-- Begin Data excerpts --

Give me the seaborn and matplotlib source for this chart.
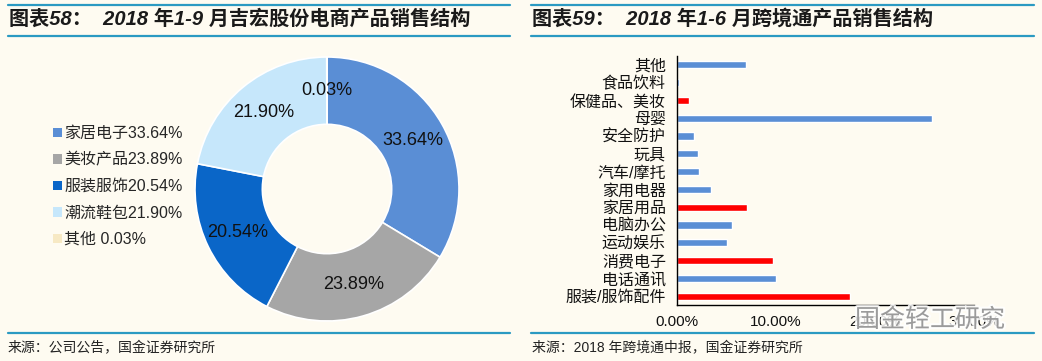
import matplotlib
matplotlib.use("Agg")
import matplotlib.pyplot as plt
import matplotlib.patheffects as pe
from matplotlib.ticker import FuncFormatter
import seaborn as sns

# Left chart: donut of product structure
pie_labels = ["家居电子33.64%", "美妆产品23.89%", "服装服饰20.54%", "潮流鞋包21.90%", "其他 0.03%"]
pie_values = [33.64, 23.89, 20.54, 21.90, 0.03]
pie_colors = ["#5A8ED5", "#A6A6A6", "#0A66C8", "#C6E7FB", "#F7E9C4"]

# Right chart: cross-border sales structure
bar_cats = ["其他", "食品饮料", "保健品、美妆", "母婴", "安全防护", "玩具", "汽车/摩托",
            "家用电器", "家居用品", "电脑办公", "运动娱乐", "消费电子", "电话通讯", "服装/服饰配件"]
bar_values = [0.070, 0.0025, 0.012, 0.258, 0.017, 0.021, 0.0225,
              0.034, 0.071, 0.0555, 0.051, 0.097, 0.100, 0.175]
bar_red = [False, False, True, False, False, False, False,
           False, True, False, False, True, False, True]
x_ticks = [0.0, 0.1, 0.2, 0.3]

sns.set_theme(style="white")
plt.rcParams['font.family'] = ['Liberation Sans', 'Noto Sans CJK SC', 'DejaVu Sans']

W, H = 1042, 361
bg = "#FEFBF1"
line_c = "#2B9AC2"
fig = plt.figure(figsize=(W / 100, H / 100), dpi=100, facecolor=bg)


def fx(px):
    return px / W


def fy(py):
    return 1 - py / H


# title bars and source lines
for x0, x1 in [(8, 510), (531, 1034)]:
    for y in [5, 36, 333]:
        fig.add_artist(plt.Line2D([fx(x0), fx(x1)], [fy(y), fy(y)], color=line_c, lw=1.6))

fig.text(fx(9), fy(19), "图表58：  2018 年1-9 月吉宏股份电商产品销售结构", fontsize=14.5,
         fontweight="bold", fontstyle="italic", va="center", ha="left", color="#1a1a1a")
fig.text(fx(532), fy(19), "图表59：  2018 年1-6 月跨境通产品销售结构", fontsize=14.5,
         fontweight="bold", fontstyle="italic", va="center", ha="left", color="#1a1a1a")
fig.text(fx(8), fy(348), "来源：公司公告，国金证券研究所", fontsize=10, va="center", color="#222222")
fig.text(fx(532), fy(348), "来源：2018 年跨境通中报，国金证券研究所", fontsize=10, va="center", color="#222222")

# donut
cx, cy, r = 327, 189, 132
ax1 = fig.add_axes([fx(cx - r), fy(cy + r), 2 * r / W, 2 * r / H])
ax1.set_facecolor(bg)
wedges, _, autotexts = ax1.pie(
    pie_values, colors=pie_colors, startangle=90, counterclock=False,
    autopct=lambda p: f"{p:.2f}%", pctdistance=0.75, radius=1.0,
    wedgeprops=dict(width=0.51, edgecolor="white", linewidth=1.2),
    textprops=dict(fontsize=13, color="#111111"))
ax1.set_xlim(-1, 1)
ax1.set_ylim(-1, 1)
ax1.set_aspect("auto")
ax1.axis("off")

leg = fig.legend(wedges, pie_labels, loc="upper left", bbox_to_anchor=(fx(53), fy(126)),
                 frameon=False, fontsize=11.5, handlelength=0.55, handleheight=0.55,
                 handletextpad=0.15, labelspacing=0.72, borderpad=0, borderaxespad=0)
for h in leg.legend_handles:
    h.set_edgecolor("none")

# bar chart
ax2 = fig.add_axes([fx(677), fy(305), (974 - 677) / W, (305 - 56) / H])
ax2.set_facecolor(bg)
palette = {c: ("#FF0000" if red else "#5A8ED5") for c, red in zip(bar_cats, bar_red)}
sns.barplot(x=bar_values, y=bar_cats, hue=bar_cats, palette=palette, legend=False,
            orient="h", width=0.4, ax=ax2, saturation=1)
ax2.set_xlim(0, 0.30)
ax2.set_xticks(x_ticks)
ax2.xaxis.set_major_formatter(FuncFormatter(lambda v, _: f"{v * 100:.2f}%"))
ax2.tick_params(axis="y", length=0, labelsize=11.5, colors="#111111", pad=8)
ax2.tick_params(axis="x", length=0, labelsize=11, colors="#111111", pad=7)
for s in ["top", "right"]:
    ax2.spines[s].set_visible(False)
for s in ["left", "bottom"]:
    ax2.spines[s].set_color("black")
    ax2.spines[s].set_linewidth(1.0)
ax2.set_xlabel("")
ax2.set_ylabel("")

# watermark (overlaps the axis labels as in the source image)
fig.text(fx(930), fy(320), "国金轻工研究", fontsize=18, color="#8c8c8c", alpha=0.85,
         ha="center", va="center",
         path_effects=[pe.withStroke(linewidth=3, foreground="white")])

fig.savefig("out.png", dpi=100, facecolor=bg)
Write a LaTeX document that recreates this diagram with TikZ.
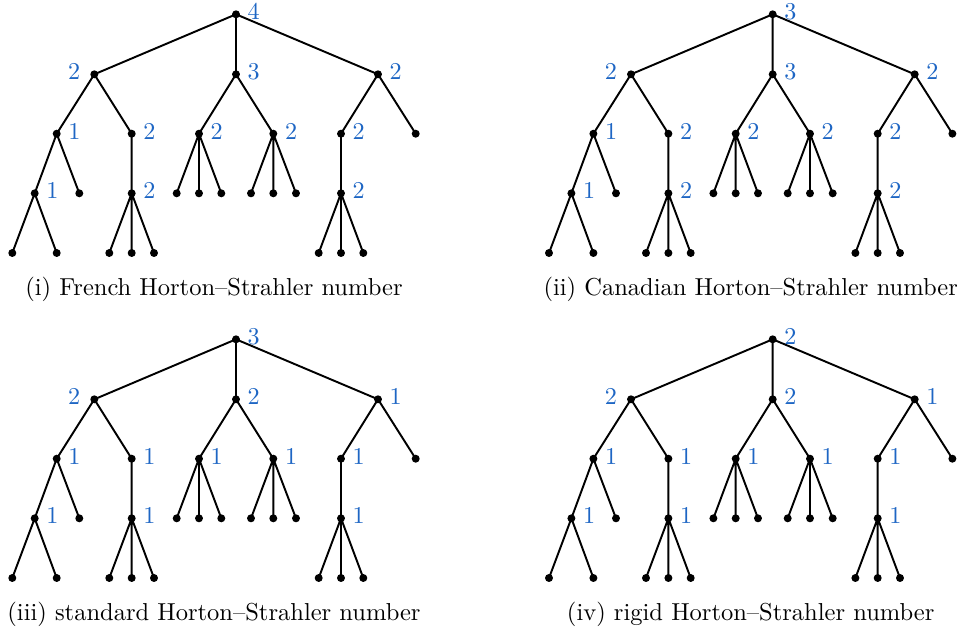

-- End Data excerpts --

• The exercise
Copy each line above precisely, dropping the pictures.

• Task output
Give me the seaborn and matplotlib source for this chart.
import matplotlib
matplotlib.use("Agg")
import matplotlib.pyplot as plt
import matplotlib.patheffects as pe
from matplotlib.ticker import FuncFormatter
import seaborn as sns

# Left chart: donut of product structure
pie_labels = ["家居电子33.64%", "美妆产品23.89%", "服装服饰20.54%", "潮流鞋包21.90%", "其他 0.03%"]
pie_values = [33.64, 23.89, 20.54, 21.90, 0.03]
pie_colors = ["#5A8ED5", "#A6A6A6", "#0A66C8", "#C6E7FB", "#F7E9C4"]

# Right chart: cross-border sales structure
bar_cats = ["其他", "食品饮料", "保健品、美妆", "母婴", "安全防护", "玩具", "汽车/摩托",
            "家用电器", "家居用品", "电脑办公", "运动娱乐", "消费电子", "电话通讯", "服装/服饰配件"]
bar_values = [0.070, 0.0025, 0.012, 0.258, 0.017, 0.021, 0.0225,
              0.034, 0.071, 0.0555, 0.051, 0.097, 0.100, 0.175]
bar_red = [False, False, True, False, False, False, False,
           False, True, False, False, True, False, True]
x_ticks = [0.0, 0.1, 0.2, 0.3]

sns.set_theme(style="white")
plt.rcParams['font.family'] = ['Liberation Sans', 'Noto Sans CJK SC', 'DejaVu Sans']

W, H = 1042, 361
bg = "#FEFBF1"
line_c = "#2B9AC2"
fig = plt.figure(figsize=(W / 100, H / 100), dpi=100, facecolor=bg)


def fx(px):
    return px / W


def fy(py):
    return 1 - py / H


# title bars and source lines
for x0, x1 in [(8, 510), (531, 1034)]:
    for y in [5, 36, 333]:
        fig.add_artist(plt.Line2D([fx(x0), fx(x1)], [fy(y), fy(y)], color=line_c, lw=1.6))

fig.text(fx(9), fy(19), "图表58：  2018 年1-9 月吉宏股份电商产品销售结构", fontsize=14.5,
         fontweight="bold", fontstyle="italic", va="center", ha="left", color="#1a1a1a")
fig.text(fx(532), fy(19), "图表59：  2018 年1-6 月跨境通产品销售结构", fontsize=14.5,
         fontweight="bold", fontstyle="italic", va="center", ha="left", color="#1a1a1a")
fig.text(fx(8), fy(348), "来源：公司公告，国金证券研究所", fontsize=10, va="center", color="#222222")
fig.text(fx(532), fy(348), "来源：2018 年跨境通中报，国金证券研究所", fontsize=10, va="center", color="#222222")

# donut
cx, cy, r = 327, 189, 132
ax1 = fig.add_axes([fx(cx - r), fy(cy + r), 2 * r / W, 2 * r / H])
ax1.set_facecolor(bg)
wedges, _, autotexts = ax1.pie(
    pie_values, colors=pie_colors, startangle=90, counterclock=False,
    autopct=lambda p: f"{p:.2f}%", pctdistance=0.75, radius=1.0,
    wedgeprops=dict(width=0.51, edgecolor="white", linewidth=1.2),
    textprops=dict(fontsize=13, color="#111111"))
ax1.set_xlim(-1, 1)
ax1.set_ylim(-1, 1)
ax1.set_aspect("auto")
ax1.axis("off")

leg = fig.legend(wedges, pie_labels, loc="upper left", bbox_to_anchor=(fx(53), fy(126)),
                 frameon=False, fontsize=11.5, handlelength=0.55, handleheight=0.55,
                 handletextpad=0.15, labelspacing=0.72, borderpad=0, borderaxespad=0)
for h in leg.legend_handles:
    h.set_edgecolor("none")

# bar chart
ax2 = fig.add_axes([fx(677), fy(305), (974 - 677) / W, (305 - 56) / H])
ax2.set_facecolor(bg)
palette = {c: ("#FF0000" if red else "#5A8ED5") for c, red in zip(bar_cats, bar_red)}
sns.barplot(x=bar_values, y=bar_cats, hue=bar_cats, palette=palette, legend=False,
            orient="h", width=0.4, ax=ax2, saturation=1)
ax2.set_xlim(0, 0.30)
ax2.set_xticks(x_ticks)
ax2.xaxis.set_major_formatter(FuncFormatter(lambda v, _: f"{v * 100:.2f}%"))
ax2.tick_params(axis="y", length=0, labelsize=11.5, colors="#111111", pad=8)
ax2.tick_params(axis="x", length=0, labelsize=11, colors="#111111", pad=7)
for s in ["top", "right"]:
    ax2.spines[s].set_visible(False)
for s in ["left", "bottom"]:
    ax2.spines[s].set_color("black")
    ax2.spines[s].set_linewidth(1.0)
ax2.set_xlabel("")
ax2.set_ylabel("")

# watermark (overlaps the axis labels as in the source image)
fig.text(fx(930), fy(320), "国金轻工研究", fontsize=18, color="#8c8c8c", alpha=0.85,
         ha="center", va="center",
         path_effects=[pe.withStroke(linewidth=3, foreground="white")])

fig.savefig("out.png", dpi=100, facecolor=bg)
Write a LaTeX document that recreates this diagram with TikZ.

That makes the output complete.